_DATA EXTRACT_
'''

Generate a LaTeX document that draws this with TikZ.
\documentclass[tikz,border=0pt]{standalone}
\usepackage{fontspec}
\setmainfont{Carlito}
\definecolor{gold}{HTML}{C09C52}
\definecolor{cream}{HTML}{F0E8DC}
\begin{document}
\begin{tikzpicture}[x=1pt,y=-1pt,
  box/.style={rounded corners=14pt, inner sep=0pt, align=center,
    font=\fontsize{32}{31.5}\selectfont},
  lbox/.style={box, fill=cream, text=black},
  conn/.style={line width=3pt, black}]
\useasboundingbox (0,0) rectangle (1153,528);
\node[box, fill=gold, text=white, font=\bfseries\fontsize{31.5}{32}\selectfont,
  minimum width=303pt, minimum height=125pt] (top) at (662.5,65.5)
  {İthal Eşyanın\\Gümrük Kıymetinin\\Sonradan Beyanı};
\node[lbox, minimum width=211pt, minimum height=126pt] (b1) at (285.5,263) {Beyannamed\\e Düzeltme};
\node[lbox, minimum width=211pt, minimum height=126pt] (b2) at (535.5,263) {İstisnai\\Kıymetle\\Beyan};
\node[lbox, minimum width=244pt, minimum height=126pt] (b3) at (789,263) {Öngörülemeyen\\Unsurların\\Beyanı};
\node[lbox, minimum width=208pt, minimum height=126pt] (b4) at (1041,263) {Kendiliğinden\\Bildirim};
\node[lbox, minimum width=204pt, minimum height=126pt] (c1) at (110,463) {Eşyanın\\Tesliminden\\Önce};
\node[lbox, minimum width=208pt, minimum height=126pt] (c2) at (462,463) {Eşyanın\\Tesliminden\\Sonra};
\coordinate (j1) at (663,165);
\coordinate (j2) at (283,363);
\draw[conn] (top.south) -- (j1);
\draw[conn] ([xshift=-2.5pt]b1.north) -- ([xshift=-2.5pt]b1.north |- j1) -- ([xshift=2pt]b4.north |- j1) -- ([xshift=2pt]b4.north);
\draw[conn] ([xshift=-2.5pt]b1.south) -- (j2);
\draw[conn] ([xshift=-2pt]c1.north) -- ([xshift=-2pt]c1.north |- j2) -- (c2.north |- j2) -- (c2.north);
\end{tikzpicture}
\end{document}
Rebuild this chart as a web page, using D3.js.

'''

_WHAT TO DO_
Copy down the material exactly as written.

_WORKED SOLUTION_
Generate a LaTeX document that draws this with TikZ.
\documentclass[tikz,border=0pt]{standalone}
\usepackage{fontspec}
\setmainfont{Carlito}
\definecolor{gold}{HTML}{C09C52}
\definecolor{cream}{HTML}{F0E8DC}
\begin{document}
\begin{tikzpicture}[x=1pt,y=-1pt,
  box/.style={rounded corners=14pt, inner sep=0pt, align=center,
    font=\fontsize{32}{31.5}\selectfont},
  lbox/.style={box, fill=cream, text=black},
  conn/.style={line width=3pt, black}]
\useasboundingbox (0,0) rectangle (1153,528);
\node[box, fill=gold, text=white, font=\bfseries\fontsize{31.5}{32}\selectfont,
  minimum width=303pt, minimum height=125pt] (top) at (662.5,65.5)
  {İthal Eşyanın\\Gümrük Kıymetinin\\Sonradan Beyanı};
\node[lbox, minimum width=211pt, minimum height=126pt] (b1) at (285.5,263) {Beyannamed\\e Düzeltme};
\node[lbox, minimum width=211pt, minimum height=126pt] (b2) at (535.5,263) {İstisnai\\Kıymetle\\Beyan};
\node[lbox, minimum width=244pt, minimum height=126pt] (b3) at (789,263) {Öngörülemeyen\\Unsurların\\Beyanı};
\node[lbox, minimum width=208pt, minimum height=126pt] (b4) at (1041,263) {Kendiliğinden\\Bildirim};
\node[lbox, minimum width=204pt, minimum height=126pt] (c1) at (110,463) {Eşyanın\\Tesliminden\\Önce};
\node[lbox, minimum width=208pt, minimum height=126pt] (c2) at (462,463) {Eşyanın\\Tesliminden\\Sonra};
\coordinate (j1) at (663,165);
\coordinate (j2) at (283,363);
\draw[conn] (top.south) -- (j1);
\draw[conn] ([xshift=-2.5pt]b1.north) -- ([xshift=-2.5pt]b1.north |- j1) -- ([xshift=2pt]b4.north |- j1) -- ([xshift=2pt]b4.north);
\draw[conn] ([xshift=-2.5pt]b1.south) -- (j2);
\draw[conn] ([xshift=-2pt]c1.north) -- ([xshift=-2pt]c1.north |- j2) -- (c2.north |- j2) -- (c2.north);
\end{tikzpicture}
\end{document}
Rebuild this chart as a web page, using D3.js.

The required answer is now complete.